Transcribe every line from the top down to the line with "18.2, 14.1, 27.0]", both ends included, but not the pictures.
** BEGIN Material provided **
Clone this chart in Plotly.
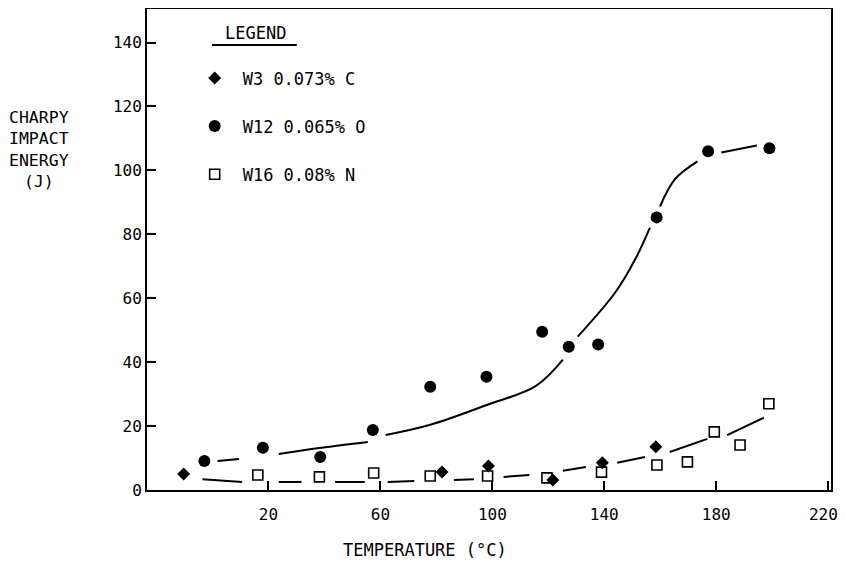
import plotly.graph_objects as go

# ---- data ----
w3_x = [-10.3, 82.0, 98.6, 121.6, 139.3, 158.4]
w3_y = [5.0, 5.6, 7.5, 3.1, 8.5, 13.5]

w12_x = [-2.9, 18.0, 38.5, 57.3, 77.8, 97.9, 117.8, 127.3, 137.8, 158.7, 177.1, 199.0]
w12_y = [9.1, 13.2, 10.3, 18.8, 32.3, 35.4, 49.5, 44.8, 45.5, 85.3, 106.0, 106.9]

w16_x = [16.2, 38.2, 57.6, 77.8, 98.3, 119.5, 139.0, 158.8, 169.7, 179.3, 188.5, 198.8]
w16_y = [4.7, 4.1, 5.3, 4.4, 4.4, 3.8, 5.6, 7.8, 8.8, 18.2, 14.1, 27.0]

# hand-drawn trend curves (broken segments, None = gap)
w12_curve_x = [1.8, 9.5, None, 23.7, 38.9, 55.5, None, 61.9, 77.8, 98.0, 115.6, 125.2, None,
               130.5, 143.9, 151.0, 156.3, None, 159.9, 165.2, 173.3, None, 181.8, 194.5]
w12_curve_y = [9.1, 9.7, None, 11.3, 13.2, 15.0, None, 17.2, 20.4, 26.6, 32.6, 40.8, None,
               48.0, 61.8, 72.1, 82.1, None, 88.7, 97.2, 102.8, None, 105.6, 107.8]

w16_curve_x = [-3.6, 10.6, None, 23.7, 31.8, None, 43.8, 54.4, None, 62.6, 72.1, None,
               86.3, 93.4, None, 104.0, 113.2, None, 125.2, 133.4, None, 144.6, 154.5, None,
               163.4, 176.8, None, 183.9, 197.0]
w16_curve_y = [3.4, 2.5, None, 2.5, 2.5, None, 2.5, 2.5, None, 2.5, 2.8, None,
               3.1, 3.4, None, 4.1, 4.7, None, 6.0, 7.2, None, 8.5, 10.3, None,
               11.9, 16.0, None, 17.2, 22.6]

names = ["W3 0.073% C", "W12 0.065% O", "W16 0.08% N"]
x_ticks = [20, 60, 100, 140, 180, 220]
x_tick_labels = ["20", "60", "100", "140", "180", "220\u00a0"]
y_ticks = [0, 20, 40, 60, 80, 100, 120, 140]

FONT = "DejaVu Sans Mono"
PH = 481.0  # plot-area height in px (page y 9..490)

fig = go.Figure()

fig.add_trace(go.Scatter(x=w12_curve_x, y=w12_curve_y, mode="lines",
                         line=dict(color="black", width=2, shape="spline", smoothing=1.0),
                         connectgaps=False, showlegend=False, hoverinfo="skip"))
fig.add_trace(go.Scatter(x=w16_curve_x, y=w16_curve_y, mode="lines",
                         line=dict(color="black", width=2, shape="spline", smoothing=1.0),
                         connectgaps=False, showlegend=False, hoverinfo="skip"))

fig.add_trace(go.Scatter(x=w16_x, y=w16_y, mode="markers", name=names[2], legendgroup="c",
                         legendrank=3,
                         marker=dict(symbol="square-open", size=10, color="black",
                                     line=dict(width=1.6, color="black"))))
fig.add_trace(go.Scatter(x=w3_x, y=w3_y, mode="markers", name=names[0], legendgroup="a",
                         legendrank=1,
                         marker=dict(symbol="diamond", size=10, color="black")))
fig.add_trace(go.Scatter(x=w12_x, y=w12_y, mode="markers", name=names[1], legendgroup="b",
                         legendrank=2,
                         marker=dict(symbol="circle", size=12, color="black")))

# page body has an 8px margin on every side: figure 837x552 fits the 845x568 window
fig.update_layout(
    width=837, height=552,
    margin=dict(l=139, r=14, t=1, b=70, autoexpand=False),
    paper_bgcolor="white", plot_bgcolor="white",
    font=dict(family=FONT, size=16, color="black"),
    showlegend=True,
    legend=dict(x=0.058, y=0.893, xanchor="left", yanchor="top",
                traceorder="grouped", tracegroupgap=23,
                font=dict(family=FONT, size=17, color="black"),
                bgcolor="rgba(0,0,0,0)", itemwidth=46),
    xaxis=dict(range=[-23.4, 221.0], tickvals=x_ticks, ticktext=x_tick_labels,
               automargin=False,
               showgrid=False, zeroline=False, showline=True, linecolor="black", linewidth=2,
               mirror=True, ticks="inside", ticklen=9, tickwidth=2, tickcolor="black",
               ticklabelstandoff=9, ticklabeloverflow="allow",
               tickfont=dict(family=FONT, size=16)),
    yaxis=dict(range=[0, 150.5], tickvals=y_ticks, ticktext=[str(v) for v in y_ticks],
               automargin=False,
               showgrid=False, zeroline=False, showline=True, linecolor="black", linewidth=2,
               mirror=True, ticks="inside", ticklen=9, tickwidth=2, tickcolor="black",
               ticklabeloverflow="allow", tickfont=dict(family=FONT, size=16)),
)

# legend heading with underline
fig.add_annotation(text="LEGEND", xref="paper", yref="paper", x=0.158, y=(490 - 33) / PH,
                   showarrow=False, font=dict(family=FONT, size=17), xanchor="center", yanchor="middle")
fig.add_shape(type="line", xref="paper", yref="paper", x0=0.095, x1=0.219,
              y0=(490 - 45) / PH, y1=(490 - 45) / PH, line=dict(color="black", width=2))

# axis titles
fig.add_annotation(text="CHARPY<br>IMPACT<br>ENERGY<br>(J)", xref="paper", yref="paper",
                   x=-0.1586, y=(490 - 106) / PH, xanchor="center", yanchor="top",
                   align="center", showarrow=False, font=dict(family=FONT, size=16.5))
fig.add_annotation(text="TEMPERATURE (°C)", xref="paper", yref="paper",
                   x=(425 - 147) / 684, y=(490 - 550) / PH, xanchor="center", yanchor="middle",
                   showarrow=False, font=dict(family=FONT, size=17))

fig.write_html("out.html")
** END Material provided **
**Answer in full:**
Clone this chart in Plotly.
import plotly.graph_objects as go

# ---- data ----
w3_x = [-10.3, 82.0, 98.6, 121.6, 139.3, 158.4]
w3_y = [5.0, 5.6, 7.5, 3.1, 8.5, 13.5]

w12_x = [-2.9, 18.0, 38.5, 57.3, 77.8, 97.9, 117.8, 127.3, 137.8, 158.7, 177.1, 199.0]
w12_y = [9.1, 13.2, 10.3, 18.8, 32.3, 35.4, 49.5, 44.8, 45.5, 85.3, 106.0, 106.9]

w16_x = [16.2, 38.2, 57.6, 77.8, 98.3, 119.5, 139.0, 158.8, 169.7, 179.3, 188.5, 198.8]
w16_y = [4.7, 4.1, 5.3, 4.4, 4.4, 3.8, 5.6, 7.8, 8.8, 18.2, 14.1, 27.0]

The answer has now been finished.